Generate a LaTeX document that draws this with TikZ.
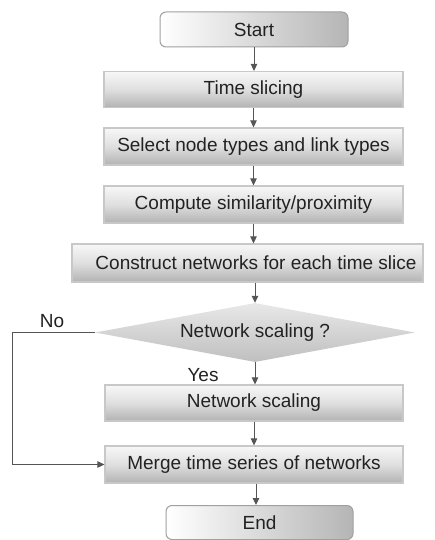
\documentclass[tikz,border=0pt]{standalone}
\usepackage{fontspec}
\setmainfont{Liberation Sans}
\usetikzlibrary{shapes.geometric,arrows.meta}
\definecolor{txt}{HTML}{222222}
\definecolor{ln}{HTML}{555555}
\definecolor{bord}{HTML}{C8C8C8}
\definecolor{rbord}{HTML}{A0A0A0}
\begin{document}
\begin{tikzpicture}[x=1pt,y=-1pt,
  every node/.style={font=\fontsize{19}{22}\selectfont, text=txt, inner sep=0pt},
  procbox/.style={rectangle, draw=bord, line width=1.2pt, top color=gray!6, bottom color=gray!60, middle color=gray!25, minimum height=36pt},
  termbox/.style={rectangle, rounded corners=6pt, draw=rbord, line width=1pt, left color=white, right color=gray!58, minimum width=188pt, minimum height=35pt},
  decbox/.style={diamond, aspect=5.4, top color=gray!18, bottom color=gray!50, minimum width=320pt, minimum height=59pt},
  flow/.style={draw=ln, line width=1pt, -{Triangle[length=7pt,width=6.5pt]}},
]
\useasboundingbox (0,0) rectangle (435,540);
\node[termbox] (start) at (254,29.5) {Start};
\node[procbox, minimum width=299pt] (b1) at (253.5,89.5) {Time slicing};
\node[procbox, minimum width=299pt, minimum height=37pt] (b2) at (253.5,146.5) {Select node types and link types};
\node[procbox, minimum width=299pt, minimum height=37pt] (b3) at (253.5,204.5) {Compute similarity/proximity};
\node[procbox, minimum width=351pt, minimum height=38pt] (b4) at (247.5,263) {\hspace*{17pt}Construct networks for each time slice};
\node[decbox] (dia) at (255,332.5) {Network scaling ?};
\node[procbox, minimum width=298pt] (b5) at (254,403) {Network scaling};
\node[procbox, minimum width=298pt, minimum height=37pt] (b6) at (254,464.5) {Merge time series of networks};
\node[termbox, minimum width=187pt, minimum height=34pt] (end) at (259.5,522.5) {End};
\node (no) at (52,321) {No};
\node (yes) at (203,375) {Yes};
\coordinate (lp) at (12,332.5);
\draw[flow] (start.south) -- (start.south |- b1.north);
\draw[flow] (b1.south) -- (b2.north);
\draw[flow] (b2.south) -- (b3.north);
\draw[flow] (b3.south) -- (b3.south |- b4.north);
\draw[flow] (b4.south -| dia.north) -- (dia.north);
\draw[flow] (dia.south) -- (dia.south |- b5.north);
\draw[flow] (b5.south) -- (b6.north);
\draw[flow] (b6.south -| 256,0) -- (256,0 |- end.north);
\draw[flow] (dia.west) -- (lp) |- (b6.west);
\end{tikzpicture}
\end{document}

----------

Print each line of the material above exactly, with the pictures removed from your copy.

**RESULT**.
Generate a LaTeX document that draws this with TikZ.
\documentclass[tikz,border=0pt]{standalone}
\usepackage{fontspec}
\setmainfont{Liberation Sans}
\usetikzlibrary{shapes.geometric,arrows.meta}
\definecolor{txt}{HTML}{222222}
\definecolor{ln}{HTML}{555555}
\definecolor{bord}{HTML}{C8C8C8}
\definecolor{rbord}{HTML}{A0A0A0}
\begin{document}
\begin{tikzpicture}[x=1pt,y=-1pt,
  every node/.style={font=\fontsize{19}{22}\selectfont, text=txt, inner sep=0pt},
  procbox/.style={rectangle, draw=bord, line width=1.2pt, top color=gray!6, bottom color=gray!60, middle color=gray!25, minimum height=36pt},
  termbox/.style={rectangle, rounded corners=6pt, draw=rbord, line width=1pt, left color=white, right color=gray!58, minimum width=188pt, minimum height=35pt},
  decbox/.style={diamond, aspect=5.4, top color=gray!18, bottom color=gray!50, minimum width=320pt, minimum height=59pt},
  flow/.style={draw=ln, line width=1pt, -{Triangle[length=7pt,width=6.5pt]}},
]
\useasboundingbox (0,0) rectangle (435,540);
\node[termbox] (start) at (254,29.5) {Start};
\node[procbox, minimum width=299pt] (b1) at (253.5,89.5) {Time slicing};
\node[procbox, minimum width=299pt, minimum height=37pt] (b2) at (253.5,146.5) {Select node types and link types};
\node[procbox, minimum width=299pt, minimum height=37pt] (b3) at (253.5,204.5) {Compute similarity/proximity};
\node[procbox, minimum width=351pt, minimum height=38pt] (b4) at (247.5,263) {\hspace*{17pt}Construct networks for each time slice};
\node[decbox] (dia) at (255,332.5) {Network scaling ?};
\node[procbox, minimum width=298pt] (b5) at (254,403) {Network scaling};
\node[procbox, minimum width=298pt, minimum height=37pt] (b6) at (254,464.5) {Merge time series of networks};
\node[termbox, minimum width=187pt, minimum height=34pt] (end) at (259.5,522.5) {End};
\node (no) at (52,321) {No};
\node (yes) at (203,375) {Yes};
\coordinate (lp) at (12,332.5);
\draw[flow] (start.south) -- (start.south |- b1.north);
\draw[flow] (b1.south) -- (b2.north);
\draw[flow] (b2.south) -- (b3.north);
\draw[flow] (b3.south) -- (b3.south |- b4.north);
\draw[flow] (b4.south -| dia.north) -- (dia.north);
\draw[flow] (dia.south) -- (dia.south |- b5.north);
\draw[flow] (b5.south) -- (b6.north);
\draw[flow] (b6.south -| 256,0) -- (256,0 |- end.north);
\draw[flow] (dia.west) -- (lp) |- (b6.west);
\end{tikzpicture}
\end{document}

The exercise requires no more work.